Born in 1939 in Warsaw and educated in Germany, Marek Janowski’s artistic path led him from Assistant positions in Aachen, Cologne, Düsseldorf and Hamburg to his appointment as General Music Director in Freiburg im Breisgau (1973-75) and Dortmund (1975-79). Whilst in Dortmund, his reputation grew rapidly and he became greatly involved in the international opera scene. There is not one world-renowned opera house where he has not been a regular guest since the late ‘70s, from the Metropolitan Opera New York to the Bayerischer Staatsoper Munich; from Chicago and San Francisco to Hamburg; from Vienna and Berlin to Paris.
Marek Janowski stepped back from the opera scene in the 1990s in order to concentrate on orchestral work and was thus able to continue the great German conducting tradition in the symphonic repertoire. He now enjoys an outstanding reputation amongst the great orchestras of Europe and North America. He is recognized for his ability to create orchestras of international standing as well as for his innovative programs and for bringing a fresh and individual interpretation to familiar repertoire.

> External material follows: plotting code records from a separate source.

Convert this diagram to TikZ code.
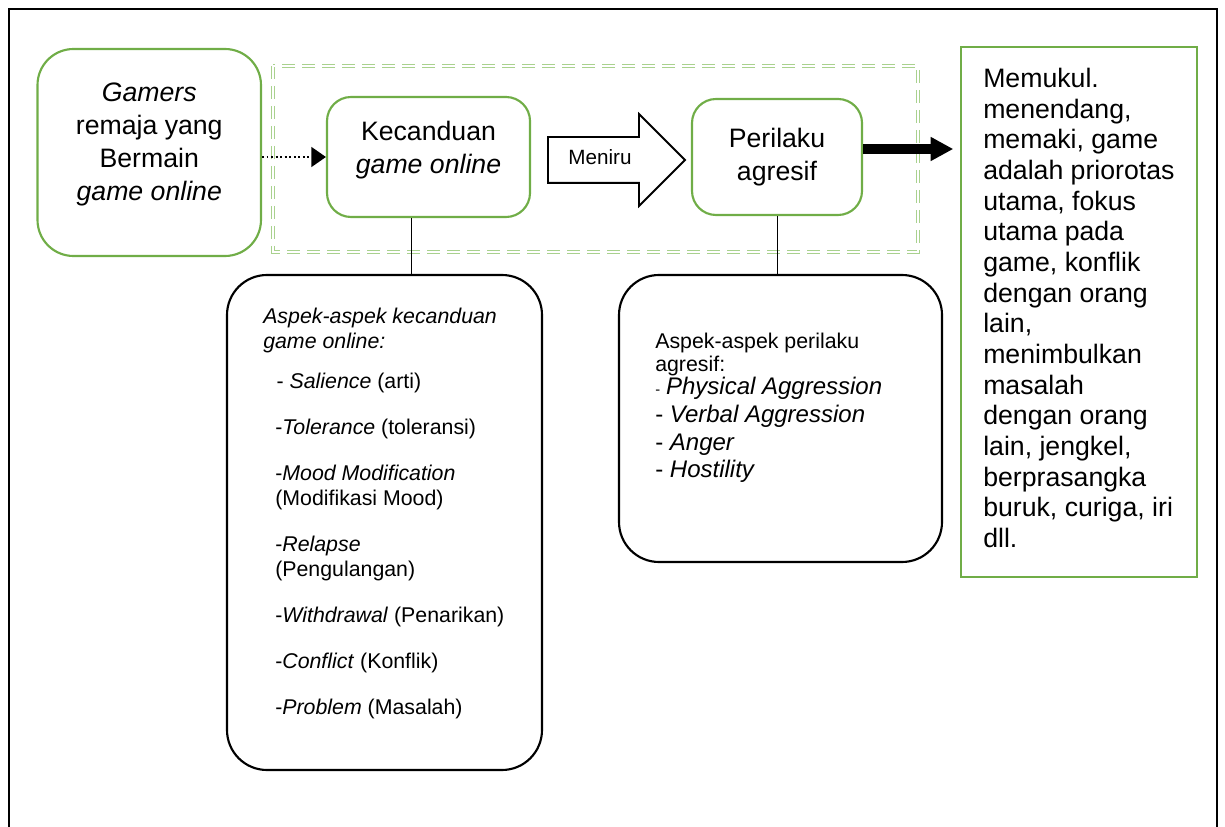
\documentclass[tikz,border=0pt]{standalone}
\usepackage{fontspec}
\setmainfont{Liberation Sans}
\usetikzlibrary{arrows.meta,shapes.arrows}
\definecolor{hijau}{RGB}{112,173,71}
\definecolor{hijaumuda}{RGB}{169,209,142}
\tikzset{kotak/.style={draw=hijau, line width=1.6pt, rounded corners=18pt, align=center, font=\fontsize{20pt}{24.75pt}\selectfont}}
\tikzset{aspek/.style={draw, line width=1.6pt, rounded corners=30pt}}
\tikzset{teks/.style={align=left, inner sep=0pt, anchor=north west}}
\tikzset{garis/.style={line width=0.75pt}}

\begin{document}
\begin{tikzpicture}[x=0.75pt, y=-0.75pt]
        \useasboundingbox (0,0) rectangle (1225,827);
        \draw[line width=2.2pt] (9,827) -- (9,9) -- (1217,9) -- (1217,827);

        % kelompok putus-putus
        \draw[hijaumuda, line width=0.8pt, double=white, double distance=0.9pt, dash pattern=on 10pt off 5pt] (273,66) rectangle (918,252);

        \node[kotak, rounded corners=27pt, minimum width=167.6pt, minimum height=155.25pt, text depth=16pt] (gamers) at (149.25,152.5)
        {\textit{Gamers}\\remaja yang\\Bermain\\\textit{game online}};
        \node[kotak, minimum width=152.25pt, minimum height=90pt, text depth=14pt] (kecanduan) at (428.5,157)
        {Kecanduan\\\textit{game online}};
        \node[kotak, minimum width=127.5pt, minimum height=87pt] (perilaku) at (777,157)
        {Perilaku\\agresif};
        \node[draw=hijau, line width=1.6pt, minimum width=177pt, minimum height=397.5pt] (hasil) at (1079,312) {};
        \node[draw, single arrow, single arrow head extend=17.25pt, single arrow head indent=0pt, minimum height=102.75pt, minimum width=67.5pt, line width=1.4pt, inner xsep=0pt, text height=11pt, text depth=3.5pt, inner ysep=9.25pt, font=\fontsize{15.5pt}{18pt}\selectfont] (meniru) at (605,160) {Meniru\hspace*{7.5pt}};

        \node[aspek, minimum width=236.25pt, minimum height=371.25pt] (aspekA) at (384.5,522.5) {};
        \node[aspek, minimum width=242.25pt, minimum height=215.25pt] (aspekB) at (780.5,418.5) {};

        \node[teks, font=\fontsize{16pt}{18.75pt}\selectfont] (teksA) at (263,308)
        {\textit{Aspek-aspek kecanduan}\\\textit{game online:}\\[11.25pt]
        \hspace*{10pt}- \textit{Salience} (arti)\\[15.75pt]
        \hspace*{9pt}-\textit{Tolerance} (toleransi)\\[15.75pt]
        \hspace*{9pt}-\textit{Mood Modification}\\
        \hspace*{9pt}(Modifikasi Mood)\\[15.75pt]
        \hspace*{9pt}-\textit{Relapse}\\
        \hspace*{9pt}(Pengulangan)\\[15.75pt]
        \hspace*{9pt}-\textit{Withdrawal} (Penarikan)\\[15.75pt]
        \hspace*{9pt}-\textit{Conflict} (Konflik)\\[15.75pt]
        \hspace*{9pt}-\textit{Problem} (Masalah)};
        \node[teks, font=\fontsize{16pt}{17.25pt}\selectfont] (teksB) at (655,333)
        {Aspek-aspek perilaku\\agresif:\\
        {\fontsize{11pt}{12pt}\selectfont -} {\fontsize{18pt}{20pt}\selectfont\textit{Physical Aggression}}\\[3.5pt]
        {\fontsize{18pt}{20pt}\selectfont - \textit{Verbal Aggression}}\\[3.5pt]
        {\fontsize{18pt}{20pt}\selectfont - \textit{Anger}}\\[3.5pt]
        {\fontsize{18pt}{20pt}\selectfont - \textit{Hostility}}};
        \node[teks, font=\fontsize{20pt}{23pt}\selectfont] (teksHasil) at (983,68)
        {Memukul.\\menendang,\\memaki, game\\adalah priorotas\\utama, fokus\\utama pada\\game, konflik\\dengan orang\\lain,\\menimbulkan\\masalah\\dengan orang\\lain, jengkel,\\berprasangka\\buruk, curiga, iri\\dll.};

        \draw[dotted, line width=1.4pt, -{Triangle[length=11pt,width=15pt]}] (gamers.east |- kecanduan.west) -- (kecanduan.west);
        \draw[line width=7.5pt, -{Triangle[length=17pt,width=17pt]}] ([yshift=6pt]perilaku.east) -- ([xshift=-5pt,yshift=6pt]hasil.west |- perilaku.east);
        \draw[garis] ([xshift=-12.4pt]kecanduan.south) -- ([xshift=-12.4pt]kecanduan.south |- aspekA.north);
        \draw[garis] (perilaku.south) -- (perilaku.south |- aspekB.north);
\end{tikzpicture}
\end{document}
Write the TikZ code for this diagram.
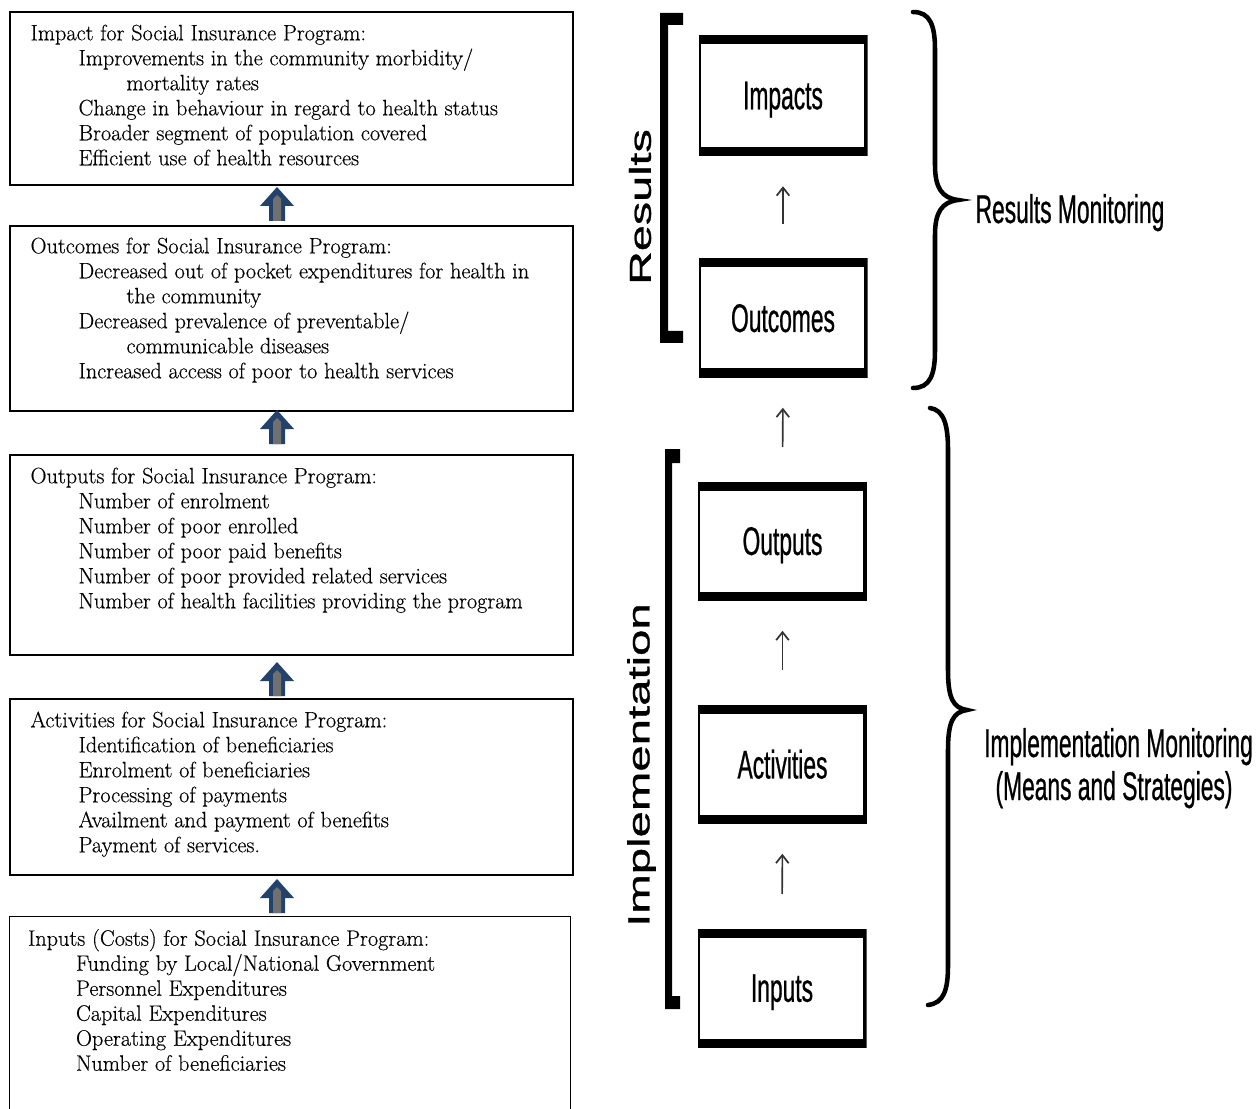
\documentclass[tikz,border=0pt]{standalone}
\usepackage{fontspec}
\usepackage{graphicx}
\usetikzlibrary{calc,arrows.meta}
\newfontfamily\narrowsf[FakeStretch=0.57,FakeBold=0.6]{Liberation Sans}
\newfontfamily\labelsf[FakeBold=0.8]{Liberation Sans}
\newfontfamily\boxrm[FakeBold=0.35]{Latin Modern Roman}
\definecolor{arrownavy}{HTML}{23426B}
\definecolor{arrowgray}{HTML}{707070}
\newcommand\itemind{\hspace*{36pt}}
\newcommand\contind{\hspace*{72pt}}

\begin{document}
\begin{tikzpicture}[x=0.75pt,y=-0.75pt,
  lbox/.style={draw=black, line width=1.1pt, inner sep=0pt, minimum width=422.25pt},
  ltext/.style={anchor=base west, inner sep=0pt,
    font=\boxrm\fontsize{16.7pt}{18.75pt}\selectfont},
  rbox/.style={inner sep=0pt, minimum width=126.75pt, minimum height=89.25pt,
    text depth=0pt,
    font=\narrowsf\fontsize{30pt}{32pt}\selectfont,
    path picture={
      \fill[black] (path picture bounding box.south west) rectangle (path picture bounding box.north east);
      \fill[white] ([xshift=1.5pt,yshift=-6.75pt]path picture bounding box.north west)
        rectangle ([xshift=-3pt,yshift=6.75pt]path picture bounding box.south east);
    }},
  sarrow/.style={draw=black!80, line width=1.2pt,
    -{Straight Barb[length=6pt,width=9.5pt,line width=1.3pt]},
    shorten <=25.5pt, shorten >=22.5pt},
  bracefill/.style={fill=black},
  bigbrace/.style={draw=black, line width=3.4pt, line cap=round},
  monlabel/.style={anchor=base, inner sep=0pt, font=\narrowsf\fontsize{30pt}{32pt}\selectfont},
  sidelabel/.style={rotate=90, inner sep=0pt, font=\labelsf},
  bluearrow/.pic={
    \fill[arrownavy] (0,-17) -- (17,2) -- (8,2) -- (8,17) -- (-8,17) -- (-8,2) -- (-17,2) -- cycle;
    \fill[arrowgray] (-4,17) -- (-4,-5) -- (0,-9) -- (4,-5) -- (4,17) -- cycle;
  }]

\useasboundingbox (0,0) rectangle (1257,1109);
\fill[white] (0,0) rectangle (1257,1109);

% ---------- left column: programme boxes ----------
\node[lbox, minimum height=129.75pt] (impactbox) at (291.5,98.5) {};
\node[lbox, minimum height=138.75pt] (outcomebox) at (291.5,318.5) {};
\node[lbox, minimum height=150pt] (outputbox) at (291.5,555) {};
\node[lbox, minimum height=132pt] (activitybox) at (291.5,787) {};
\node[inner sep=0pt, minimum width=420pt, minimum height=148.5pt] (inputbox) at (290,1016) {};
\draw[line width=1.1pt] (inputbox.south west) -- (inputbox.north west)
  -- (inputbox.north east) -- (inputbox.south east);

\node[ltext] (impacttext) at ($(impactbox.north west)+(21,29)$) {%
  \begin{tabular}[t]{@{}l@{}}
  Impact for Social Insurance Program:\\
  \itemind Improvements in the community morbidity/\\
  \contind mortality rates\\
  \itemind Change in behaviour in regard to health status\\
  \itemind Broader segment of population covered\\
  \itemind Efficient use of health resources
  \end{tabular}};

\node[ltext] (outcometext) at ($(outcomebox.north west)+(21,28)$) {%
  \begin{tabular}[t]{@{}l@{}}
  Outcomes for Social Insurance Program:\\
  \itemind Decreased out of pocket expenditures for health in\\
  \contind the community\\
  \itemind Decreased prevalence of preventable/\\
  \contind communicable diseases\\
  \itemind Increased access of poor to health services
  \end{tabular}};

\node[ltext] (outputtext) at ($(outputbox.north west)+(21,29)$) {%
  \begin{tabular}[t]{@{}l@{}}
  Outputs for Social Insurance Program:\\
  \itemind Number of enrolment\\
  \itemind Number of poor enrolled\\
  \itemind Number of poor paid benefits\\
  \itemind Number of poor provided related services\\
  \itemind Number of health facilities providing the program
  \end{tabular}};

\node[ltext] (activitytext) at ($(activitybox.north west)+(21,29)$) {%
  \begin{tabular}[t]{@{}l@{}}
  Activities for Social Insurance Program:\\
  \itemind Identification of beneficiaries\\
  \itemind Enrolment of beneficiaries\\
  \itemind Processing of payments\\
  \itemind Availment and payment of benefits\\
  \itemind Payment of services.
  \end{tabular}};

\node[ltext] (inputtext) at ($(inputbox.north west)+(18,29)$) {%
  \begin{tabular}[t]{@{}l@{}}
  Inputs (Costs) for Social Insurance Program:\\
  \itemind Funding by Local/National Government\\
  \itemind Personnel Expenditures\\
  \itemind Capital Expenditures\\
  \itemind Operating Expenditures\\
  \itemind Number of beneficiaries
  \end{tabular}};

% block arrows between the left boxes
\pic at (277,204) {bluearrow};
\pic at (277,427) {bluearrow};
\pic at (277,679) {bluearrow};
\pic at (277,896) {bluearrow};

% ---------- right column: results chain ----------
\node[rbox, minimum height=90.75pt] (impacts) at (783,95.5) {Impacts};
\node[rbox] (outcomes) at (783,318) {Outcomes};
\node[rbox] (outputs) at (782.5,541) {Outputs};
\node[rbox] (activities) at (782.5,764) {Activities};
\node[rbox] (inputs) at (782,988) {Inputs};

\draw[sarrow] (outcomes.north) -- (impacts.south);
\draw[sarrow] (outputs.north) -- (outcomes.south);
\draw[sarrow] (activities.north) -- (outputs.south);
\draw[sarrow] (inputs.north) -- (activities.south);

% square brackets with side labels
\fill[bracefill] (683,13) -- (660,13) -- (660,343) -- (683,343) -- (683,331)
  -- (668,331) -- (668,25) -- (683,25) -- cycle;
\fill[bracefill] (680,449) -- (665,449) -- (665,1009) -- (680,1009) -- (680,996)
  -- (672,996) -- (672,463) -- (680,463) -- cycle;
\node[sidelabel] (resultslbl) at (640,207)
  {\scalebox{1}[0.65]{\fontsize{35pt}{35pt}\selectfont Results}};
\node[sidelabel] (impllbl) at (641.5,765)
  {\scalebox{1}[0.65]{\fontsize{35.5pt}{35.5pt}\selectfont Implementation}};

% curly braces with monitoring labels
\draw[bigbrace] (913,12) .. controls (930,12) and (935,25) .. (935,50)
  -- (935,165) .. controls (935,188) and (942,198) .. (958,200)
  .. controls (942,202) and (935,212) .. (935,235)
  -- (935,350) .. controls (935,375) and (930,388) .. (913,388);
\draw[bigbrace] (930,408) .. controls (944,410) and (948,425) .. (948,450)
  -- (948,670) .. controls (948,698) and (953,708) .. (967,710)
  .. controls (953,712) and (948,722) .. (948,750)
  -- (948,965) .. controls (948,990) and (944,1003) .. (928,1005);

\node[monlabel] (resmon) at (1070,223) {Results Monitoring};
\node[monlabel] (implmon) at (1118.5,757) {Implementation Monitoring};
\node[monlabel] (implmeans) at (1114,800) {(Means and Strategies)};

\end{tikzpicture}
\end{document}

Between 1984 and 2000, as Musical Director of the Orchestre Philharmonique de Radio France, Marek Janowski led the orchestra to international fame as the leading orchestra in France. From 1986 to 1990, in addition to his work in France, Janowski held the position of Chief Conductor of the Gürzenich-Orchester in Cologne, and between1997 and 1999 he was also First Guest Conductor of the Deutsche Symphonie-Orchester Berlin. From 2000 to 2005 Janowski served as Music Director of the Orchestre Philharmonique de Monte-Carlo, and from 2001 to 2003 he also held the position of Chief Conductor with the Dresdner Philharmonie.